99 Languages, One Model: How dijin Handles Every Accent
dijin supports 99 languages for transcription β not by downloading 99 different models, but by running a single on-device speech engine with per-language audio processing profiles.
One Model, Many Profiles
The on-device speech engine natively supports 99 languages. dijin adds a layer of per-language optimization:
| Tier | Languages | Profile Type | Tuning |
|---|---|---|---|
| Optimized (16) | en, tr, ja, zh, ko, es, fr, de, it, pt, ru, nl, ar, sv, no, fi | Fine-tuned | Custom VAD, AGC, quality thresholds |
| Default (83) | vi, th, id, pl, uk, hi, cs, el, hu, ro, da, sk, and 71 more | Robust default | Works well for most accents and environments |
How Language Detection Works
Audio Segment Captured
Voice Activity Detection (VAD) identifies speech segments in the audio stream.
Language Auto-Detection
The speech engine automatically detects the spoken language from the audio content.
Profile Loading
The appropriate per-language audio processing profile is loaded for optimal results.
Transcription Output
Text is produced in the detected language with language-specific optimizations applied.

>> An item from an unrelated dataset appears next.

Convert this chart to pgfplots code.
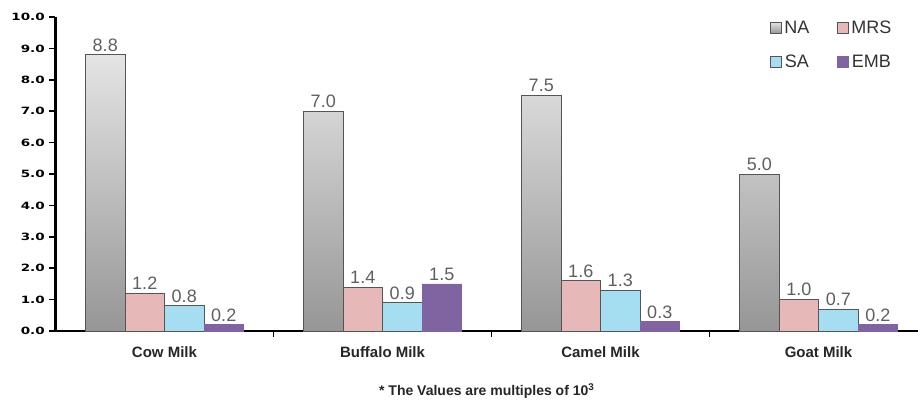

Per-Language Audio Profiles
Different languages have different acoustic characteristics. Japanese has distinct pitch patterns, Arabic has emphatic consonants, tonal languages like Mandarin need different frequency analysis. dijin's profiles tune:
| Parameter | What It Controls | Why It Matters |
|---|---|---|
| VAD Sensitivity | Speech vs silence detection | Tonal languages need different thresholds |
| AGC Parameters | Automatic gain control | Language dynamics vary (volume, pace) |
| Quality Thresholds | Confidence calibration | Per-language accuracy optimization |